**THE EXERCISE:**
Output the lines from the top of the entries below to the line with "const fmt = (v: number)", both included, exactly and without pictures.

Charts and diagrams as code

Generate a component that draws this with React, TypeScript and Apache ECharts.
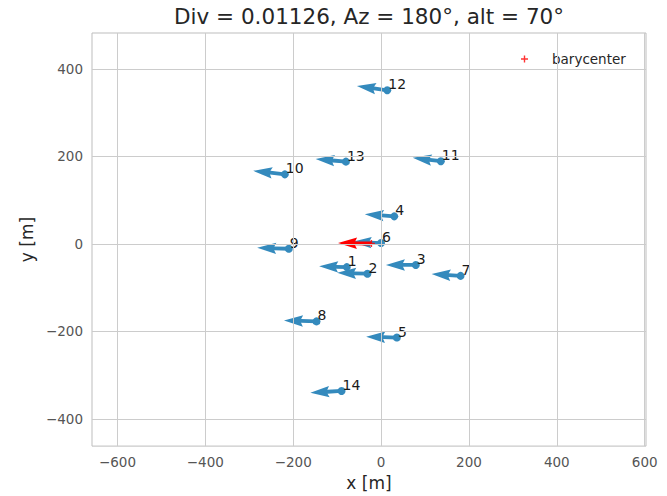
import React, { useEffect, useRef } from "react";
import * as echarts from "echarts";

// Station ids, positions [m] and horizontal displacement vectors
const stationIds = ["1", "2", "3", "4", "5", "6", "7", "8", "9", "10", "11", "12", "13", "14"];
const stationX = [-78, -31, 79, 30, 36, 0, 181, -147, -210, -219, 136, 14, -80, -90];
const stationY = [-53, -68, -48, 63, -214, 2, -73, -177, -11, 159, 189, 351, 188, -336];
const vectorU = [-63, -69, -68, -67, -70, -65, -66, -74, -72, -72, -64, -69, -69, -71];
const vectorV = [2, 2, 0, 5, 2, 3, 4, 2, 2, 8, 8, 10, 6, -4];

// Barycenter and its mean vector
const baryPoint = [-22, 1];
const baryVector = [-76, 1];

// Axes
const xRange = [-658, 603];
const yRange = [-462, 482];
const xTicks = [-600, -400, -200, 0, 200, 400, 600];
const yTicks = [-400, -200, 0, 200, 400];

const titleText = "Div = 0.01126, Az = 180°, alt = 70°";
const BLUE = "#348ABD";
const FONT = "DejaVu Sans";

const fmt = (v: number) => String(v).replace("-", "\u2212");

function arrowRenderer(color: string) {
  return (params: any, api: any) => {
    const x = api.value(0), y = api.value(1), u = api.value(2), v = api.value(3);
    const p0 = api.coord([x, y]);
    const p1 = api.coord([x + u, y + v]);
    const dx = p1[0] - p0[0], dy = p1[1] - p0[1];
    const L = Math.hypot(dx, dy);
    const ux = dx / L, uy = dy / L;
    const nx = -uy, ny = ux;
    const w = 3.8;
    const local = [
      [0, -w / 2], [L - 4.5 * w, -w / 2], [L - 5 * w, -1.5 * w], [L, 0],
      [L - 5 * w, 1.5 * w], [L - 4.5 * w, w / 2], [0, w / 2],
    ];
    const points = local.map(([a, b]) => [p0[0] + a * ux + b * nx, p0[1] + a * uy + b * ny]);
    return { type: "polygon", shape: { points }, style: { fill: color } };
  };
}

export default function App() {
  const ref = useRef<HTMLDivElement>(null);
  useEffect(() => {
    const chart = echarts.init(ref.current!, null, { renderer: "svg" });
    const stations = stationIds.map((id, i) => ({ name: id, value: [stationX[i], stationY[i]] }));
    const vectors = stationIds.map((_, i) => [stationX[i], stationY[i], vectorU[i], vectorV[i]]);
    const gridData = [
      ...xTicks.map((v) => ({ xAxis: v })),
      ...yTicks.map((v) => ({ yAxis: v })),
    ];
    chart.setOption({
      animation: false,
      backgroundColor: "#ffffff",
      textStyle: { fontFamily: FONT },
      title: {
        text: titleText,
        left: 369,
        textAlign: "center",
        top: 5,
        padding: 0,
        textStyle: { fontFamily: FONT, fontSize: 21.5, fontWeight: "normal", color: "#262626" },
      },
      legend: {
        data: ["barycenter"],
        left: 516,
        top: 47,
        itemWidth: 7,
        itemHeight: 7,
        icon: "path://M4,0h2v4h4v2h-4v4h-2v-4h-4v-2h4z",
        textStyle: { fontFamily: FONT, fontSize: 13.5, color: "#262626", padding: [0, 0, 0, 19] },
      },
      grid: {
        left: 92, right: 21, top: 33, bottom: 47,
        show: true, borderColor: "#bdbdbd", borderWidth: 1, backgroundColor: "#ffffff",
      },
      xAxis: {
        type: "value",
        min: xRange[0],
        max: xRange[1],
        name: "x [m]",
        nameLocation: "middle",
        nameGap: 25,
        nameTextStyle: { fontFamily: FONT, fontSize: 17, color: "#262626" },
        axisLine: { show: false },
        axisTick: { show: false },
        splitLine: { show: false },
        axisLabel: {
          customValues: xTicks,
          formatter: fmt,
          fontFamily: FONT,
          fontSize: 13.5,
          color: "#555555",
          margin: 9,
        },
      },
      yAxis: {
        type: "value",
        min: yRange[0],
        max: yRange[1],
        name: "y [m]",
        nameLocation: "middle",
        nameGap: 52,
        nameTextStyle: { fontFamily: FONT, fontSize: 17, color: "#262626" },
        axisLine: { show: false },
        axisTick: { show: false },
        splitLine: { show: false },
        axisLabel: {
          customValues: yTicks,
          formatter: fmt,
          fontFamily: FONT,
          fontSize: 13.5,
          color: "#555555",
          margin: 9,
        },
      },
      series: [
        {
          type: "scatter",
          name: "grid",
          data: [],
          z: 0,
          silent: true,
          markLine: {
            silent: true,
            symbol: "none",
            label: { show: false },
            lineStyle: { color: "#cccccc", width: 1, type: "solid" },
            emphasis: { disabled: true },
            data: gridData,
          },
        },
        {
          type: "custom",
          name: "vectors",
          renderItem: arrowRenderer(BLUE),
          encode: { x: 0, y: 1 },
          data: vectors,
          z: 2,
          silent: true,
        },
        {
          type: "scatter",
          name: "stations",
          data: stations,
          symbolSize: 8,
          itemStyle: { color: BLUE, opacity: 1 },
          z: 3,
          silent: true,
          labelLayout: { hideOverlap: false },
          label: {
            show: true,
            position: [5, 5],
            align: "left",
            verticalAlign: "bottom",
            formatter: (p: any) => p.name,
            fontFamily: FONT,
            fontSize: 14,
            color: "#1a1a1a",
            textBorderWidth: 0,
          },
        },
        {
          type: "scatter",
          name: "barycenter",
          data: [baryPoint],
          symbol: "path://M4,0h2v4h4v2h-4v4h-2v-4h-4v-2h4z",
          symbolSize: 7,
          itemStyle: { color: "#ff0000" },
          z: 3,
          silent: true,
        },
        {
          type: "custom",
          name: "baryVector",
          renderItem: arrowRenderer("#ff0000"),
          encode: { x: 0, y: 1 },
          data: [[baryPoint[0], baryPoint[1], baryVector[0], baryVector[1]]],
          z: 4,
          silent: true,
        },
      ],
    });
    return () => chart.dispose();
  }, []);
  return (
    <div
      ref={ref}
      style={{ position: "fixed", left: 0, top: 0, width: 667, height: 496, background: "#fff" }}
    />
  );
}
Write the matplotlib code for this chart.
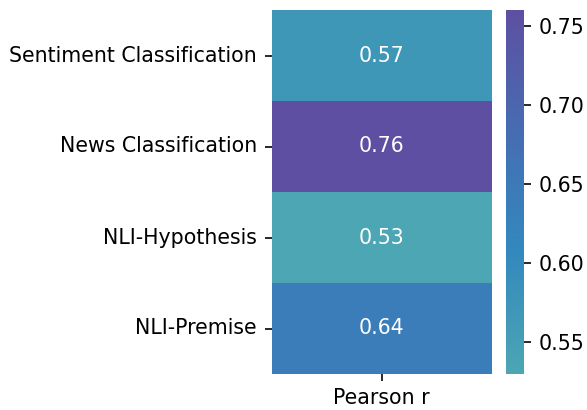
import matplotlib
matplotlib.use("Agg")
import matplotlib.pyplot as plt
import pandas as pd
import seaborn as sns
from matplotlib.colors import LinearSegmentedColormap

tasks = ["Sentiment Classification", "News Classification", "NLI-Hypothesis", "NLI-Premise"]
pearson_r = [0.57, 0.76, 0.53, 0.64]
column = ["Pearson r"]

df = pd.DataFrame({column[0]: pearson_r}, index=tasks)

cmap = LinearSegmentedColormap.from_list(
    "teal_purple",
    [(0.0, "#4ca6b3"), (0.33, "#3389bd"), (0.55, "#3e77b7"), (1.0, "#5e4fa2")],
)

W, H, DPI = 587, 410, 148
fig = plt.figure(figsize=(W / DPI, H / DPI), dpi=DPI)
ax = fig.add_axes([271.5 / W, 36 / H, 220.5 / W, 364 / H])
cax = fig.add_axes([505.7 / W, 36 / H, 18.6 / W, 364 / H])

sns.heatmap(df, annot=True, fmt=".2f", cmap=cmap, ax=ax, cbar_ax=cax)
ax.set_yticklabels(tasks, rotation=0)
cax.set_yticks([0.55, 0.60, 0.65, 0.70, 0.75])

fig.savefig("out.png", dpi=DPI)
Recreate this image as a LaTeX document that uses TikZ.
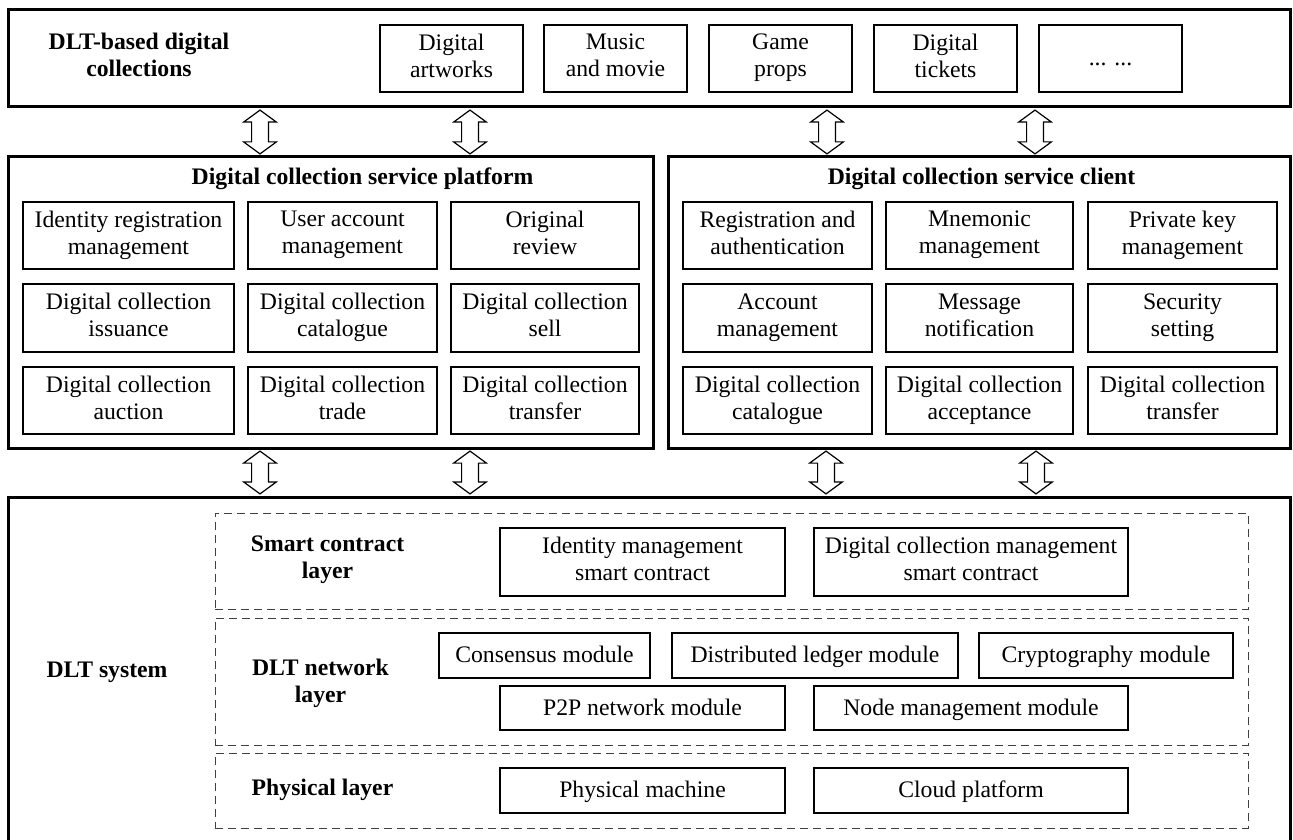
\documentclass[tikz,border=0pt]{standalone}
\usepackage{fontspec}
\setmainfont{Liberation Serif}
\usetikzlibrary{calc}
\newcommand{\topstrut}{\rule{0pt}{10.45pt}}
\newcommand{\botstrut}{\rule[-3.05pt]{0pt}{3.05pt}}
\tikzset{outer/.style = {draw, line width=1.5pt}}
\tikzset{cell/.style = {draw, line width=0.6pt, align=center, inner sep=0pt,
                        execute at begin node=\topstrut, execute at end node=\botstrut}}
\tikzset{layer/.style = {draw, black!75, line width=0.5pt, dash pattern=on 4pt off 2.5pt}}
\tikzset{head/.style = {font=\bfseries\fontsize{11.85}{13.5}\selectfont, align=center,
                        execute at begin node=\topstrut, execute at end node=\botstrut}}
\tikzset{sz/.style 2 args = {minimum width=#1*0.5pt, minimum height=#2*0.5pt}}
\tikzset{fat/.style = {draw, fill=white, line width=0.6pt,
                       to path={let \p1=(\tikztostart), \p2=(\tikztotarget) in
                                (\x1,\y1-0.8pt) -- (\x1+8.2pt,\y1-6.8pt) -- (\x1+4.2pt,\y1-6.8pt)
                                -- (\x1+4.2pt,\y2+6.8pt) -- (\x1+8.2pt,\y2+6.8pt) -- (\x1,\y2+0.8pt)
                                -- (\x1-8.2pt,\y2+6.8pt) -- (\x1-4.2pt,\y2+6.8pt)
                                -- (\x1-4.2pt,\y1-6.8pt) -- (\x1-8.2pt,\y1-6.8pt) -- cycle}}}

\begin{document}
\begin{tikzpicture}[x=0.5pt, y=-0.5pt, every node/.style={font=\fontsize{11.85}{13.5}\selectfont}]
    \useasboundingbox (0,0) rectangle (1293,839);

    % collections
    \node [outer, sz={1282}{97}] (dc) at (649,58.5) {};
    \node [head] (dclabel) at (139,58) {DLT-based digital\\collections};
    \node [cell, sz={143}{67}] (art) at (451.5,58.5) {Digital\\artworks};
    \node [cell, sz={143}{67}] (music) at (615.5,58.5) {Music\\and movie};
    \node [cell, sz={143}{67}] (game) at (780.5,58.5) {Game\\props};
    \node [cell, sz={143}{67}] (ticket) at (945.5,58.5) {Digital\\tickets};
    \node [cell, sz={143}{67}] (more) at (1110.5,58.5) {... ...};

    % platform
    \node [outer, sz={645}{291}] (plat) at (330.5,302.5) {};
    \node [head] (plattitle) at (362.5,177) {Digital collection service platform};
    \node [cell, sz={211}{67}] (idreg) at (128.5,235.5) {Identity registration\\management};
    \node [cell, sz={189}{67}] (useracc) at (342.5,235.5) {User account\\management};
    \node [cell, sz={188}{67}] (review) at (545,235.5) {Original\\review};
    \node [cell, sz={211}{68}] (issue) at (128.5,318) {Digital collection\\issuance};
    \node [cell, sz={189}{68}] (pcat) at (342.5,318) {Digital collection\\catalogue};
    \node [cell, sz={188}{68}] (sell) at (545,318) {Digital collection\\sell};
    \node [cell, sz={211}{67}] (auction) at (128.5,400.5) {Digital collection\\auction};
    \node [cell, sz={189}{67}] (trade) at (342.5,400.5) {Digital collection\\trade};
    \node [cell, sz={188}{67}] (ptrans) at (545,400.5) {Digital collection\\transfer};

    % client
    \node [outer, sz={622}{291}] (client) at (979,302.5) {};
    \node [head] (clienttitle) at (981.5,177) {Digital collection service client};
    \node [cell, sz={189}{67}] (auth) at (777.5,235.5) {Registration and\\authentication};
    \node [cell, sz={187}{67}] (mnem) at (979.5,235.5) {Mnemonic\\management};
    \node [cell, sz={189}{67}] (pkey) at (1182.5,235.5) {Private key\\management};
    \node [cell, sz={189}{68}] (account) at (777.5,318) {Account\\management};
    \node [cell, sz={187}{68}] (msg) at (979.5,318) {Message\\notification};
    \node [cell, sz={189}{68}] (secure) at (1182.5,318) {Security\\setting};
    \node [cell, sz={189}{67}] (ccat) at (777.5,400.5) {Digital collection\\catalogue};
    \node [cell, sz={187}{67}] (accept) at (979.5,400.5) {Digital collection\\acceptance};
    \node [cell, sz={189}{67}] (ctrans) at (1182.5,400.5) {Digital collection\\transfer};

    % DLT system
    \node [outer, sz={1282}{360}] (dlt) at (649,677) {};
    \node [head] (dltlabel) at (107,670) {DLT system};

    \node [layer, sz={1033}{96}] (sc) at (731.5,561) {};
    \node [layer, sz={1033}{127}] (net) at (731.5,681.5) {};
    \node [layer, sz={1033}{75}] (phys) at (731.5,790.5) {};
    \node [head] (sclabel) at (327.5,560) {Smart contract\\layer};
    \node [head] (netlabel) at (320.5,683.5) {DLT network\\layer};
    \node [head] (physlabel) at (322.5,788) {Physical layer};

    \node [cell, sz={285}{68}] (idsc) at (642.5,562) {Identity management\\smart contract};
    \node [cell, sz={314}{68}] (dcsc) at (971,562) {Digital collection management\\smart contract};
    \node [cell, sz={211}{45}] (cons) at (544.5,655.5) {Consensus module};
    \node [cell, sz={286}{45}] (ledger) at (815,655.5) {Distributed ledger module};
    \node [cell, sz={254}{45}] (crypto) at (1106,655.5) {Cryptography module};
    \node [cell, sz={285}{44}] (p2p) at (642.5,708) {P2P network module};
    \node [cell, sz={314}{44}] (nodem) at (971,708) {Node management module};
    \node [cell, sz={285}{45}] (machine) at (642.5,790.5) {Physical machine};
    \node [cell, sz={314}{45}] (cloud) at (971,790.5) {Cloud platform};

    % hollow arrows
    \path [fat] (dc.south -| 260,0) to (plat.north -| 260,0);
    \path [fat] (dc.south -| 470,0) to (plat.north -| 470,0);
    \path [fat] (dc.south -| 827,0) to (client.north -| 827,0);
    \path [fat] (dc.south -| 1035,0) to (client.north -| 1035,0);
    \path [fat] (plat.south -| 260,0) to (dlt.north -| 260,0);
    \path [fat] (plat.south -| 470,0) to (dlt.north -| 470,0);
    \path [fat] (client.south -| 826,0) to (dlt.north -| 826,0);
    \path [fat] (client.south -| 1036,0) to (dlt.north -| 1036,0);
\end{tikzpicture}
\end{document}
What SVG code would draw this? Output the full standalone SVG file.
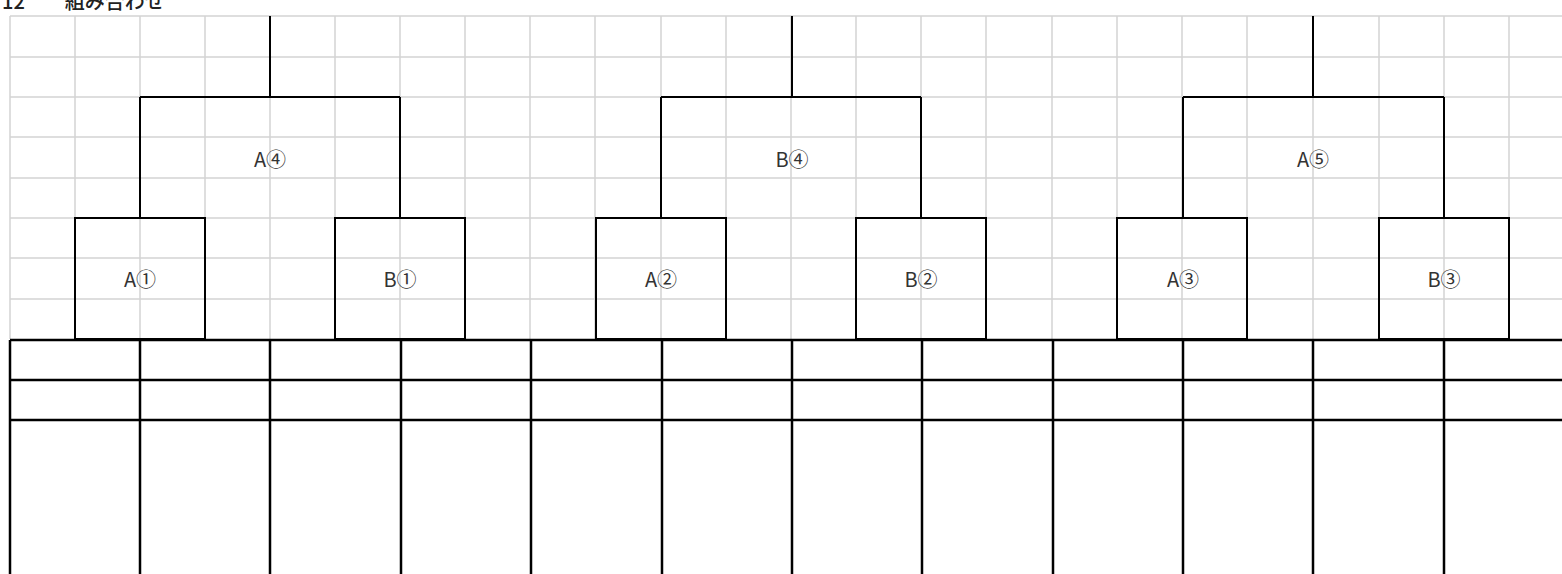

**SOLVED PROBLEM:**
Generate a component that draws this with React, TypeScript and Apache ECharts.
import React, { useEffect, useRef } from "react";
import * as echarts from "echarts";

// Station ids, positions [m] and horizontal displacement vectors
const stationIds = ["1", "2", "3", "4", "5", "6", "7", "8", "9", "10", "11", "12", "13", "14"];
const stationX = [-78, -31, 79, 30, 36, 0, 181, -147, -210, -219, 136, 14, -80, -90];
const stationY = [-53, -68, -48, 63, -214, 2, -73, -177, -11, 159, 189, 351, 188, -336];
const vectorU = [-63, -69, -68, -67, -70, -65, -66, -74, -72, -72, -64, -69, -69, -71];
const vectorV = [2, 2, 0, 5, 2, 3, 4, 2, 2, 8, 8, 10, 6, -4];

// Barycenter and its mean vector
const baryPoint = [-22, 1];
const baryVector = [-76, 1];

// Axes
const xRange = [-658, 603];
const yRange = [-462, 482];
const xTicks = [-600, -400, -200, 0, 200, 400, 600];
const yTicks = [-400, -200, 0, 200, 400];

const titleText = "Div = 0.01126, Az = 180°, alt = 70°";
const BLUE = "#348ABD";
const FONT = "DejaVu Sans";

const fmt = (v: number) => String(v).replace("-", "\u2212");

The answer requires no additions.